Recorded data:
************
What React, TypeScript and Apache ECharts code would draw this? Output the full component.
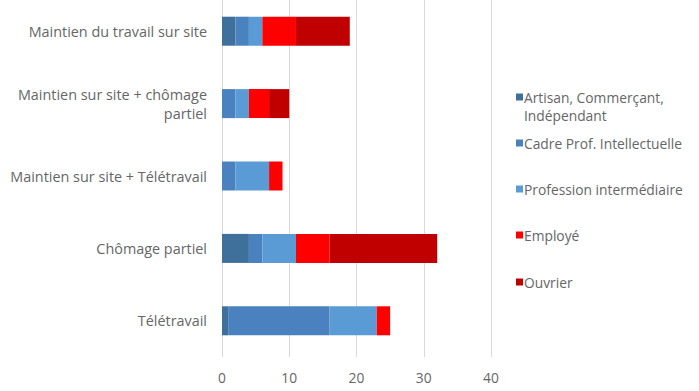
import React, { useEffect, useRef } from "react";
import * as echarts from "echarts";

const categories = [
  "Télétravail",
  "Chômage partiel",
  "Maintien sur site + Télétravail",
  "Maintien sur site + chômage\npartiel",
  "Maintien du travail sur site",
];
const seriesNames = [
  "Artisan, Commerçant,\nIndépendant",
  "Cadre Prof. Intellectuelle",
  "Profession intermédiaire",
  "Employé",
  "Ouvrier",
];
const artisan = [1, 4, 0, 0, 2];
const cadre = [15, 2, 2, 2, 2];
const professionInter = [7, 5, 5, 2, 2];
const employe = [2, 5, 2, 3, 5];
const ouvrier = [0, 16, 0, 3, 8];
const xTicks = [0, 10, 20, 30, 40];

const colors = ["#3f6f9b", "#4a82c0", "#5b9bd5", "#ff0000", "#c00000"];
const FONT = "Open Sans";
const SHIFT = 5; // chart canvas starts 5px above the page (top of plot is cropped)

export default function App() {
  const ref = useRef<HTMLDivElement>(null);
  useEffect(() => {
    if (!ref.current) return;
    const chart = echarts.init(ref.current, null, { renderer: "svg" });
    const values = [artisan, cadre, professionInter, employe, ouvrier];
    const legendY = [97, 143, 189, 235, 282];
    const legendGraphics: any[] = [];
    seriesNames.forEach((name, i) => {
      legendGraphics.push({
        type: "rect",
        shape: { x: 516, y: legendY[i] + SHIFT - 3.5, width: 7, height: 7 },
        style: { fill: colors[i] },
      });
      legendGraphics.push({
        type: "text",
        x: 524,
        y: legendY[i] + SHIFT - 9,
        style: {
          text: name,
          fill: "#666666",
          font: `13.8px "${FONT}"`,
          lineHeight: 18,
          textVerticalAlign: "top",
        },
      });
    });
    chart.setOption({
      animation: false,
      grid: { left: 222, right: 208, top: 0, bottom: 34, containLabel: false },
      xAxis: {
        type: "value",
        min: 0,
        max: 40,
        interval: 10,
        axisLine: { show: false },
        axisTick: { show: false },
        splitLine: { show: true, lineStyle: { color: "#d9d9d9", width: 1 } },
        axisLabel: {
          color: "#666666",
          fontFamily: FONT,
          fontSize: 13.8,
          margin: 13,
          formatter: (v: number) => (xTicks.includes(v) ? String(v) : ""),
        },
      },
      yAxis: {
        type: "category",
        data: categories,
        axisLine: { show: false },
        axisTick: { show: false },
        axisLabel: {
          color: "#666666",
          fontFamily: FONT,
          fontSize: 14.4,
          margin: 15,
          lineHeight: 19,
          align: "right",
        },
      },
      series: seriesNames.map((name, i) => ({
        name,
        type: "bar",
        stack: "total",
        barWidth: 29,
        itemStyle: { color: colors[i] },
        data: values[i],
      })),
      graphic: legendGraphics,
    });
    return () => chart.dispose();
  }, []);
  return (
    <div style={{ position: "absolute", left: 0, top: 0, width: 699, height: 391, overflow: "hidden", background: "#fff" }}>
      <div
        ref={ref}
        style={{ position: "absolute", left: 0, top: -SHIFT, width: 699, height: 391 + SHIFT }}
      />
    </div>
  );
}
************
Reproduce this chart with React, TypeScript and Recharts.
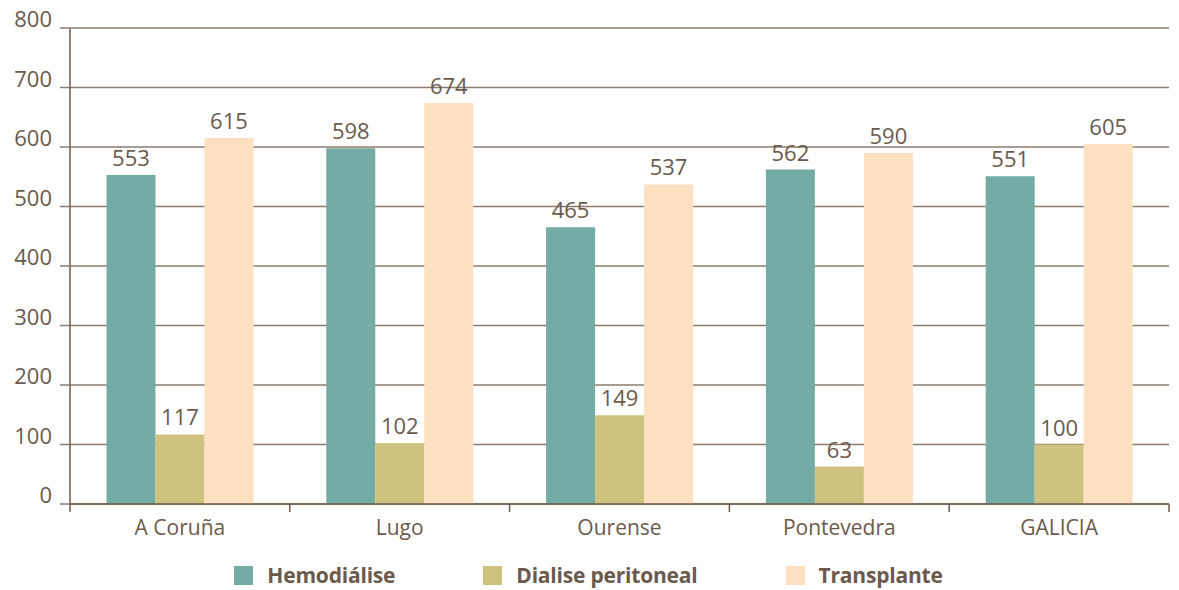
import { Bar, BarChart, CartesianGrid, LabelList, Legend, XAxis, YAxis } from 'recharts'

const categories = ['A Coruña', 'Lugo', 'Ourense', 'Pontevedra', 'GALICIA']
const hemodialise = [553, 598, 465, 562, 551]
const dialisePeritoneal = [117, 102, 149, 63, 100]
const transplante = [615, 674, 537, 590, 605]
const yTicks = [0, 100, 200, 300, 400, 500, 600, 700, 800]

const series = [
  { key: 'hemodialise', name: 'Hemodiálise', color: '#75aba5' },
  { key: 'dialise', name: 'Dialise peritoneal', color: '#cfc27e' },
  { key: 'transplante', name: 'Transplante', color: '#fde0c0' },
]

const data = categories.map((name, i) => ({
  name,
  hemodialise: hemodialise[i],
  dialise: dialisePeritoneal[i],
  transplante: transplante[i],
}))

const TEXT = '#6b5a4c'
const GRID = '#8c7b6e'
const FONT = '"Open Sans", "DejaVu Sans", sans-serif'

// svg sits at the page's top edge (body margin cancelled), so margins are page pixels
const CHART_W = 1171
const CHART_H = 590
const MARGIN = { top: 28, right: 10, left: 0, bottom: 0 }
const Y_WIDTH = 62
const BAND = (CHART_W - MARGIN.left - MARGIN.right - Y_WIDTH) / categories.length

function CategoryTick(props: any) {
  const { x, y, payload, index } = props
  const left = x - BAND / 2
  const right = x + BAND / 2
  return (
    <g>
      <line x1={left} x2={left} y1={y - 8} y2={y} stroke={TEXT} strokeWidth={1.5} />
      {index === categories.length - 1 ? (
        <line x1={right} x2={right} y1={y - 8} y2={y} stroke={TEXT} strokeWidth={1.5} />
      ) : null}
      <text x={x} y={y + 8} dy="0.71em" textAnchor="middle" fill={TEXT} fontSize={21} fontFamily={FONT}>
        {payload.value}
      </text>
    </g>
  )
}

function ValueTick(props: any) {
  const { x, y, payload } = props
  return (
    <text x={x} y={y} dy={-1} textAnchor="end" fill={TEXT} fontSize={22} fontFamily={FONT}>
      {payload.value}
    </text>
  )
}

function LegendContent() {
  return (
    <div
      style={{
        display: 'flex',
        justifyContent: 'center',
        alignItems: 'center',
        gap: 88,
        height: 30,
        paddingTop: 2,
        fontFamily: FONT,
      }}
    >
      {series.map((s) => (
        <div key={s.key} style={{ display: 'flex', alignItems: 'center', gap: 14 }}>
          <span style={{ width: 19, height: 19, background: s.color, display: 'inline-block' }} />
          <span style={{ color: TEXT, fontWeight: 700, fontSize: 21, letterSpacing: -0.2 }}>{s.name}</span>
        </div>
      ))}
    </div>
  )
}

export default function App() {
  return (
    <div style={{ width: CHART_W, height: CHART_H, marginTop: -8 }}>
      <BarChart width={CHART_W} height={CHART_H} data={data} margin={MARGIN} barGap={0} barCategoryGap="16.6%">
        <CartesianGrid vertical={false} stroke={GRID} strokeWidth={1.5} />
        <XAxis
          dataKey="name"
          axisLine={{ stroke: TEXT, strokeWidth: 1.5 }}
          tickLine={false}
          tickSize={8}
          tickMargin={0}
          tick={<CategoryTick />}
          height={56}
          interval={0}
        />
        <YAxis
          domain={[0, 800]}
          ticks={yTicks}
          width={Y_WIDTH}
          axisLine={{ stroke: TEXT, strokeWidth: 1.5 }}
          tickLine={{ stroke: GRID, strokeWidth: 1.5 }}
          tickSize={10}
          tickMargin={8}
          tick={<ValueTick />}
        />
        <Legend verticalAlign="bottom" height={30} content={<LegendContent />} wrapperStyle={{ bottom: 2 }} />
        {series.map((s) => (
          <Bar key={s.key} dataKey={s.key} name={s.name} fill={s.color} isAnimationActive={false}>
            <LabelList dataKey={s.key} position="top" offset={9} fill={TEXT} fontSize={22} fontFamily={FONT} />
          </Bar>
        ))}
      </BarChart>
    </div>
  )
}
************
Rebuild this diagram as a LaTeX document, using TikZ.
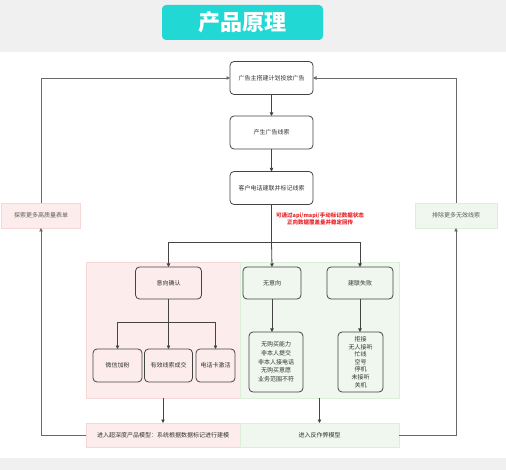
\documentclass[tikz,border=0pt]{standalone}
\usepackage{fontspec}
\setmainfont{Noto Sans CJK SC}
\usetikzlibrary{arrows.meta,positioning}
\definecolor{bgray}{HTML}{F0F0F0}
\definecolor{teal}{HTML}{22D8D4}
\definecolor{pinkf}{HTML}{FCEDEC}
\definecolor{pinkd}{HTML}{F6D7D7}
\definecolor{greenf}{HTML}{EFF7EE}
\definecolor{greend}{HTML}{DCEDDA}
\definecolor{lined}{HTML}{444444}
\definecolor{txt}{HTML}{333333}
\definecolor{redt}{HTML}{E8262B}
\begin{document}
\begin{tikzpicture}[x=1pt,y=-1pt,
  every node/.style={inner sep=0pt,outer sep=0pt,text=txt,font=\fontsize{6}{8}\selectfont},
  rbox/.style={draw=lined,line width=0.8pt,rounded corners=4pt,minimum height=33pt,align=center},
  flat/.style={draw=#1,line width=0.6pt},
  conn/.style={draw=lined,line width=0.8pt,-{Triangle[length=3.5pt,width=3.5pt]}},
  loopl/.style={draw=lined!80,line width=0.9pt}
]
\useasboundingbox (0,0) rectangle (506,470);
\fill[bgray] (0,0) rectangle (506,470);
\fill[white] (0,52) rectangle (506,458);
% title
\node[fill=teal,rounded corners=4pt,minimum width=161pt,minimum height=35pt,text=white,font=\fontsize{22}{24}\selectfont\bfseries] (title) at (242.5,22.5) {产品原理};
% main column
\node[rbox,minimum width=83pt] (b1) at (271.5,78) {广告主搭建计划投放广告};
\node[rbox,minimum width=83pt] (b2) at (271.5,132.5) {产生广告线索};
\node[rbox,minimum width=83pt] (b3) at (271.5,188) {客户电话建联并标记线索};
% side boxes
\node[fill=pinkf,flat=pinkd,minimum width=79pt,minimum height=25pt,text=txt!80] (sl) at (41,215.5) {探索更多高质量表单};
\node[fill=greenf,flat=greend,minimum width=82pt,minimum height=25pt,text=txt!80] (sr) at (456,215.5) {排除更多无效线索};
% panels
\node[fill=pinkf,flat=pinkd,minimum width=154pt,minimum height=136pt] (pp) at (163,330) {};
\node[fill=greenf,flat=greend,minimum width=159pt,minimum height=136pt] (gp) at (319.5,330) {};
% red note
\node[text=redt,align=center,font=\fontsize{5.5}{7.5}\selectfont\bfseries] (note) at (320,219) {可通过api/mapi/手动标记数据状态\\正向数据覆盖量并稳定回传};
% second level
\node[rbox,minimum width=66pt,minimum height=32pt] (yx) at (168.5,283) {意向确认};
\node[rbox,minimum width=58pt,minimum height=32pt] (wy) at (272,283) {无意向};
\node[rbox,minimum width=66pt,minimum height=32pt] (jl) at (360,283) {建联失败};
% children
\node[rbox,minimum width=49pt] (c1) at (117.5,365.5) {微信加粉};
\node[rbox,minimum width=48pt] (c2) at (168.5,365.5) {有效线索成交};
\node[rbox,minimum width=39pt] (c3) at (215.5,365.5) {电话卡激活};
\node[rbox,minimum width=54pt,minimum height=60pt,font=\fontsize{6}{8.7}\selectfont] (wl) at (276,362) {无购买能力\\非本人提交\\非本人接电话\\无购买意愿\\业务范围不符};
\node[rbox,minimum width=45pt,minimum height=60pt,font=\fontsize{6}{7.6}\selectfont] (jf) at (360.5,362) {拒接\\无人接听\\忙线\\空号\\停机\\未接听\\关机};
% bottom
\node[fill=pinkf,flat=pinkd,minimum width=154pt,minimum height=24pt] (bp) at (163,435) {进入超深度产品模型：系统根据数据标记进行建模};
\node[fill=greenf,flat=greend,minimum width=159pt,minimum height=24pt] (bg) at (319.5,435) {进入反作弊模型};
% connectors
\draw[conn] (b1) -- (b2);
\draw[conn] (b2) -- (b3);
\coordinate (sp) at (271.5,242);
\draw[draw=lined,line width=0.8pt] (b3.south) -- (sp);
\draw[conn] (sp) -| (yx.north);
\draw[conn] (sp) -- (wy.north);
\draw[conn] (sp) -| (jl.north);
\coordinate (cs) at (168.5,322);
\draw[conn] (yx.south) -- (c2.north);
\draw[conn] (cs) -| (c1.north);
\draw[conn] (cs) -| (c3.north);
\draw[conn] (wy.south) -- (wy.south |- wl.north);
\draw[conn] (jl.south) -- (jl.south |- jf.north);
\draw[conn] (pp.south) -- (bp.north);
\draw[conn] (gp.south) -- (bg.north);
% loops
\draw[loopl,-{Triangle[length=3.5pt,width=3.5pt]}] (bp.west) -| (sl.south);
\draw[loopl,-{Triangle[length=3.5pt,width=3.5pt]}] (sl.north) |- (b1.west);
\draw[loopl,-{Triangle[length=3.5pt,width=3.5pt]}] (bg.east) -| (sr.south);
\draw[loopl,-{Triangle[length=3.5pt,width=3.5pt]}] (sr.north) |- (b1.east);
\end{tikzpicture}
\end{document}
************
▶ [Short exercise]
Your task is to collect every line above that contains the word "TypeScript".

▶ [Exercise answer]
What React, TypeScript and Apache ECharts code would draw this? Output the full component.
Reproduce this chart with React, TypeScript and Recharts.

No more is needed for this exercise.